The Case Against 78%: What Would Need to Be True for This Market to Be Wrong
The strongest counter-argument is simple: Cohen hasn't actually withdrawn. He signaled he "may" withdraw if court challenges alter the district. Those court challenges could fail. The federal lawsuit filed May 8 targets the new redistricting plan, but federal courts frequently decline to intervene in state redistricting disputes this close to an election. If the court rules quickly and preserves the current boundaries, Cohen's stated condition for withdrawal disappears.
Cohen's $1.98 million war chest is not the asset of a man who has already decided to quit. That money represents years of accumulated fundraising, and deploying even a fraction of it in a Memphis media market could rapidly close any polling gap. Pearson's cash-on-hand disadvantage of roughly $1.6 million would become a material liability in a compressed final stretch.
There is also the question of whether the May 15 signal was strategic rather than sincere. An incumbent floating retirement talk can serve multiple purposes: testing whether allies rally, generating sympathy donations, or pressuring courts to act faster on his preferred legal outcome. If Cohen's statement was positioning rather than genuine intent, the market has over-corrected by roughly 30 percentage points.
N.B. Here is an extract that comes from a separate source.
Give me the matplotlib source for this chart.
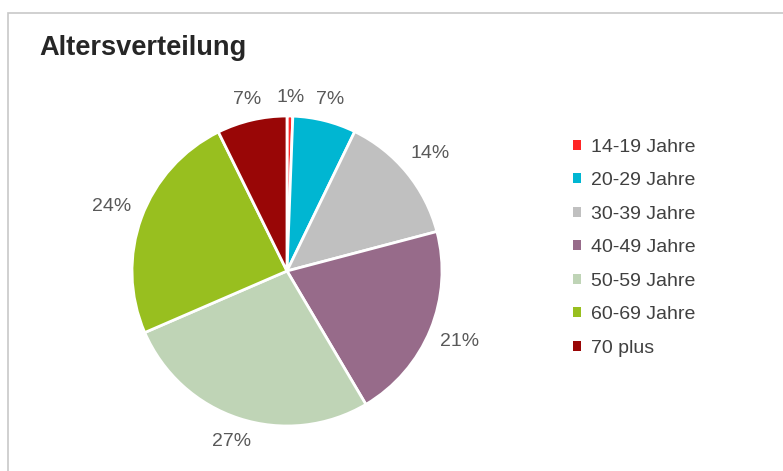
import matplotlib
matplotlib.use("Agg")
import matplotlib.pyplot as plt
from matplotlib.patches import Rectangle, Patch
import numpy as np

# data (shares in percent)
groups = ["14-19 Jahre", "20-29 Jahre", "30-39 Jahre", "40-49 Jahre",
          "50-59 Jahre", "60-69 Jahre", "70 plus"]
shares = [0.6, 6.6, 13.7, 20.6, 27.0, 24.2, 7.3]
colors = ["#FF2525", "#00B6D2", "#C0C0C0", "#976B8A",
          "#BFD4B6", "#98BF1F", "#990606"]

plt.rcParams['font.family'] = ['Liberation Sans', 'DejaVu Sans']

W, H = 783, 471
fig = plt.figure(figsize=(W / 100, H / 100), dpi=100)

# outer frame of the chart area
fig.patches.append(Rectangle((8 / W, -0.1), 2, 1 - 13 / H + 0.1,
                             transform=fig.transFigure, fill=False,
                             edgecolor="#C8C8C8", linewidth=1.2))

fig.text(39 / W, 1 - 55 / H, "Altersverteilung", fontsize=19.6,
         fontweight="bold", color="#262626", va="baseline", ha="left")

# pie axes: centre (287, 271) px, radius 155 px
cx, cy, r = 287, 271, 155
ax = fig.add_axes([(cx - r) / W, (H - cy - r) / H, 2 * r / W, 2 * r / H])
wedges, texts, autotexts = ax.pie(
    shares, colors=colors, startangle=90, counterclock=False,
    autopct=lambda p: "%d%%" % int(p + 0.5), pctdistance=1.19,
    wedgeprops=dict(edgecolor="white", linewidth=2),
    textprops=dict(fontsize=14, color="#595959"))
ax.set_xlim(-1, 1)
ax.set_ylim(-1, 1)
ax.set_aspect("equal")

# put each label just outside the rim, like Excel does (gap to text box)
renderer = fig.canvas.get_renderer()
gap = 10 / r
for w, t in zip(wedges, autotexts):
    a = np.deg2rad((w.theta1 + w.theta2) / 2)
    ux, uy = np.cos(a), np.sin(a)
    bb = t.get_window_extent(renderer)
    hw, hh = bb.width / 2 / r, bb.height / 2 / r
    d = 1 + gap + abs(ux) * hw + abs(uy) * hh
    t.set_position((d * ux, d * uy))

handles = [Patch(facecolor=c, edgecolor="none") for c in colors]
fig.legend(handles, groups, loc="upper left",
           bbox_to_anchor=(563 / W, 1 - 129 / H), frameon=False,
           fontsize=14, labelcolor="#404040", handlelength=0.42,
           handleheight=0.42, handletextpad=0.5, labelspacing=0.85,
           borderpad=0)

fig.savefig("out.png", dpi=100)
Finally, DeVante Hill at 5.8% represents a non-trivial wildcard. In low-turnout primaries, name recognition and ballot position can produce results that defy pre-election odds. If Cohen exits and the anti-Pearson vote consolidates around an alternative, the 78% could prove generous.
The market's current pricing implies roughly a 90% chance that Cohen is functionally out of the race (given that Pearson was already near 50% when Cohen was fully in). That's a strong bet on one ambiguous public statement. Until a formal withdrawal filing lands with the Tennessee Secretary of State, the 78% carries real downside risk. But if Cohen confirms what the market already believes, Pearson's price has only one direction left to travel, and the August 6 primary becomes a formality.